Революционером перебирается он через два года, в Гессенский университет, где, по настоянию отца, ему приходится поступать на медицинский факультет. Таинственное перерождение! {212} Из жизнерадостного, скромного студента он превращается в ожесточенного, упорного и скрытного революционера-активиста, организующего сеть тайных революционных кружков.
Удивительно, что этот двадцатилетний мальчик, влюбленный в Шекспира, Гомера и Гете, мечтающий под сводами готических соборов, оказался острым реалистом в политике.
Он старался втолковать своим взбалмошным единомышленникам безнадежность политической революции без социальной, твердя им, что движение может быть успешно, если его начнут не «образованные», а масса, которую и надо привлечь, заботясь не о свободе печати, а о великом «вопросе живота» — экономическом ее положении.
В таком духе и написал он в 1834 году свой замечательный памфлет к крестьянам «Гессенский Вестник», желая в нем «объяснить мужику и сделать расчет, чтобы он понял, что он живет в государстве, где на него падают тяготы, а другим достаются прибыли». Тайный памфлет начинался почти в духе шиллеровских «Разбойников»: «Этот листок должен сказать гессенцам правду, но кто говорит правду, того вешают». Однако, дальше, {213} за лозунгом «мир хижинам, война дворцам» следует самый трезвый и точный обзор финансовой политики Гессенского герцогства, открывающий, как велики подати и на что они идут.
И все-таки Бюхнер оказался тут романтиком. Гессенские мужики не стали читать его послания и аккуратно сдали полиции тюки с брошюрой. Организация попала под удар, и Бюхнеру пришлось скрыться, вернувшись к отцу. Но и здесь его стерегло несчастье. Он получил приказ явиться в полицию, и только самоотверженная решимость младшего брата, который согласился явиться вместо него, чтобы дать ему время убежать за границу, спасла Георга Бюхнера от пожизненной тюрьмы или казни.
Последний период жизни этого удивительного юноши был посвящен драматургии и науке. Он написал диссертацию о нервной системе рыб и был приглашен доцентом по сравнительной анатомии и философии (!) в Цюрих. Работа его здесь сопровождалась величайшим успехом, когда внезапно болезнь прекратила жизнь гениального философа, анатома, поэта и революционера.
Только через сорок лет после его смерти удалось {214} друзьям его памяти химически восстановить карандашные записка на листках с текстом «Воццека». Счастливая случайность вернула нам замечательные наброски трагедии, провозвестницы экспрессионизма.

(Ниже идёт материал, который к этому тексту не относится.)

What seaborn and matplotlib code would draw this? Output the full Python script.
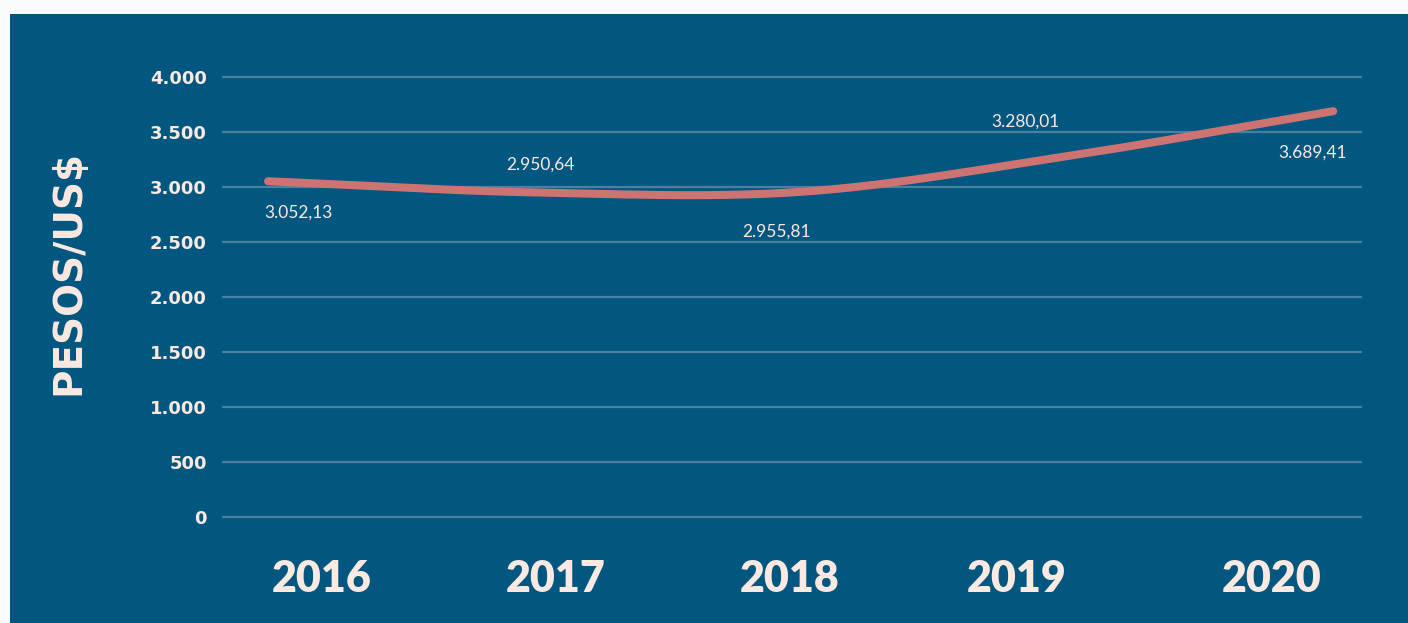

Те из ленинградцев, которые помнят «Эугена Несчастного», поймут, что здесь — прямое влияние «Войцека». Строй речи, патетика мысли, бурное чередование еден удивительно роднят эти отрывки с общим стилем драм Кайзера, Толлера, Газенклевера. Поразительна глубина и широта захвата в этой простой истории об измене, ревности и убийстве. Маска добродушно-подлого кретина капитана как символ милитаризированного мещанства; Войцек — то солдатик, потеющий на работе, то нежный муж и отец, то больной галлюцинациями, трогательный и жестокий убийца; тамбурмажор — воплощение тупой и хвастливой солдатчины; и Мария, верная жена, страстная мать, грубая девка, кокетничающая дурочка, сумасшедшая любовница, кающаяся Магдалина — все это возникает перед нами в двух-трех жестах, пяти-шести фразах сто лет назад написанного фильма.